Поскольку ныне, в условиях утвердившегося плюрализма, спор о метафизических и религиозных истинах остается незавершенным, до поры до времени лишь «разумность» этого рефлексирующего сознания в качестве предиката значимости разумных картин мира может быть перенесена на концепцию политической справедливости, которая совместима со всеми доктринами такого разумного вида. Хотя по идее концепция разумной справедливости сохраняет связь с отсроченным на какое-то время притязанием на истинность, для нее тем не менее не может быть уверенности в том, что среди разумных доктрин, откуда ее можно вывести, есть хотя бы одна, которая является вместе с тем и истинной. Она живет исключительно «разумом» лессинговской терпимости к неразумным картинам мира. Нам, детям мира, остается при этом довольствоваться актом веры в разум — актом «разумной веры в возможность построения справедливо устроенного государства». [121] Такая точка зрения весьма привлекательна; но как она согласуется с теми основаниями, в силу которых мы с Ролзом признали первенство справедливого перед благим?
Вопросы справедливости доступны обоснованному — в смысле рациональной приемлемости — решению, ибо исходя из идеально расширенной перспективы касаются того, что представляет равный интерес для всех. В противоположность этому «этические» вопросы в узком смысле слова не допускают такой связующей все моральные личности оценки, ибо исходя из перспективы первого лица касаются того, что для меня или для нас (для определенного коллектива) в целом и на протяжении долгого времени считается благим, пусть даже и не для всех в равной степени. Однако метафизические и религиозные картины мира по меньшей мере обременены возможными ответами на основные этические вопросы, ведь в них на основе тех или иных примеров формулируются коллективные жизненные проекты и идентичности. Поэтому картины мира ограничиваются, скорее, вопросами аутентичности созданных ими стилей жизни, а не вопросами истинности содержащихся в них высказываний. Поскольку такие доктрины являются «всеобъемлющими» именно в том смысле, что они толкуют мир в целом, они, в отличие от теорий, не могут быть поняты в качестве множества упорядоченных дескриптивных высказываний; они не растворяются в истинностно-релевантных предложениях и не образуют символической системы, которая как таковая может быть истинной или ложной. Во всяком случае, так нам кажется в условиях постметафизического мышления, в которых мы пытаемся дать обоснование справедливости как честности.

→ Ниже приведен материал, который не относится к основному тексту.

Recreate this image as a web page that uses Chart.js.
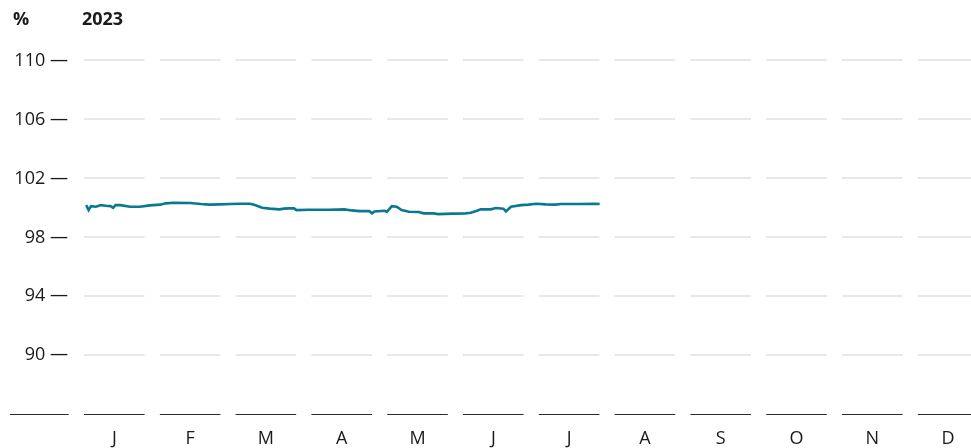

Однако в этом случае действенность концепции справедливости невозможно поставить в зависимость от какой бы то ни было, пусть даже и «разумной», картины мира. При таких посылках имело бы больше смысла проанализировать различные притязания на значимость, которые мы связываем с дескриптивными, оценочными и нормативными высказываниями (различных типов), независимо от характерного синдрома, присущего тем притязаниям на значимость, которые смутно накапливаются в религиозных и метафизических толкованиях мира. [122]
Почему же тем не менее Ролз считает, что стабилизирующие ту или иную идентичность картины мира в целом способны оказаться истинными? Возможной причиной тут могло стать убеждение, что профанной, так сказать, независимой морали быть не может, что моральные убеждения должны входить в состав метафизических или религиозных учений. Во всяком случае это согласовывалось бы с тем, как Ролз представляет себе проблему перекрывающего консенсуса: в качестве модели ему видится та институциализация свободы вероисповедания и совести, которая путем политического урегулирования положила конец конфессиональным гражданским войнам Нового времени. Но разве смогли бы мы вообще положить конец религиозным распрям в духе принципа терпимости, если бы нраву на свободу вероисповедания и совести — а оно, согласно Еллинеку, образует ядро прав человека — не было позволено с полным на то основанием ссылаться на моральную значимость по эту сторону религии и метафизики?